Finally! Some trail riding in this year’s weeklong East Coast Greenway ride.
And note to the rest of South Carolina: A bicycle trail doesn’t have to be super fancy.
We rode for many miles today along the Waccamaw Neck Bikeway. Sometimes it was parallel to Highway 17, hidden in the woods with some nice curves but certainly not out of hearing range (and sometimes eyesight) of all that traffic. At some points, it turned narrow and bumpy because of tree roots pushing up. While that just slows down cyclists, it does make that portion unsuitable for those in wheelchairs. And, given the area, golf carts too.
It made us think of where we’d ridden on Sunday and Monday where we had biked long stretches of busy roads with unused land just off to the side that could be turned into a simple trail/sidepath. And that would let workers without a car have a basic but safe way to get to work at all the strip malls we passed.

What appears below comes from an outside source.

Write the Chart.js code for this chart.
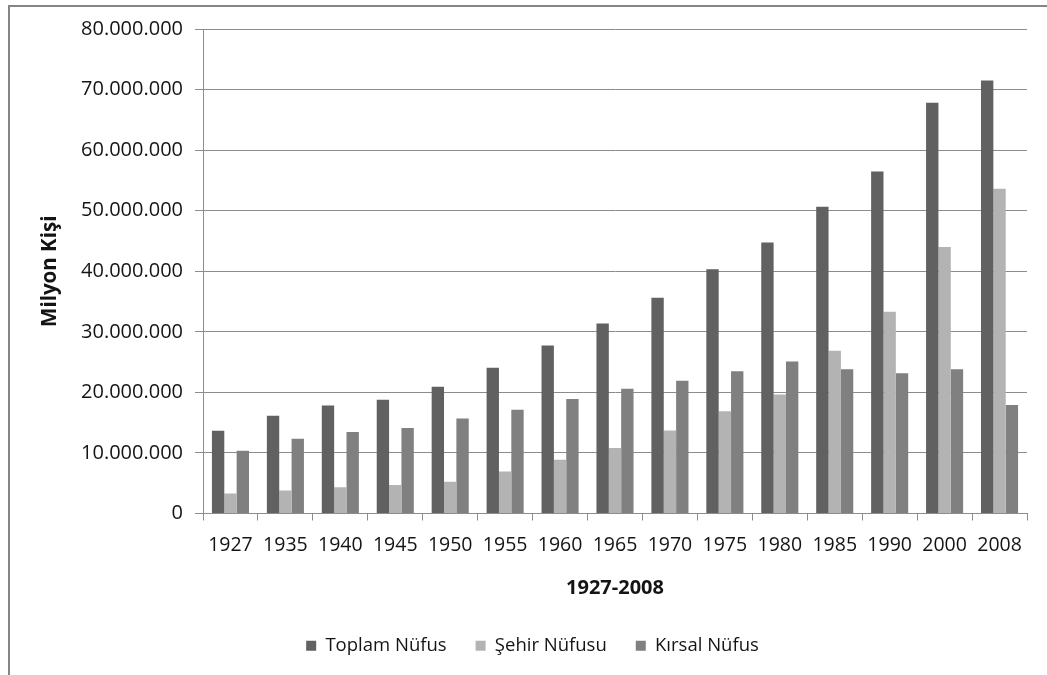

Given the good number of people biking on this trail on a Tuesday morning, I’d say this isn’t just some luxury. We called out “bikers up” more often than we have all week — shorthand for move over to the right so oncoming cyclists have half the trail to go by.

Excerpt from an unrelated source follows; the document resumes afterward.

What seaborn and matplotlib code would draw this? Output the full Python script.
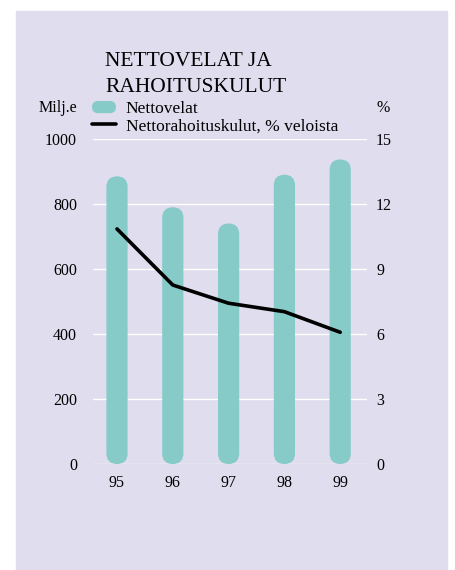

(Just wish there had been some signposting for the Brookgreen Gardens. One group found it and spent hours there.)
Other sections were along newer developments along golf courses — wide enough for getting to the neighboring golf course on your cart, if you desire. (We only saw someone using the trail in a golf cart at the beginning of this section.) While some might object to this use on a multi-use trail because of conflicts with cyclists, walkers and runners, I believe you have to be pragmatic. If those driving golf carts aren’t going to take to the road and their support is what gets politicians to build the trail, accept that reality. Better a trail than no trail.
One more nice thing about the Waccamaw Neck trail: it connected to the library, a shopping center, a middle school and an elementary school. Real destinations! So it was cool to hear a little boy at recess yell out “there’s a bike train” as we rode by. Maybe he rides his bike to school that way?
Just too bad it ends about 9 miles shy of Georgetown and forcing us to use a busy road. Supposedly the plan is to expand it all the way to the bridge leading into Georgetown and creating a 27-mile trail. Can’t happen soon enough! Only 14% of the East Coast Greenway in South Carolina is on trails, so there is plenty of room for improvement.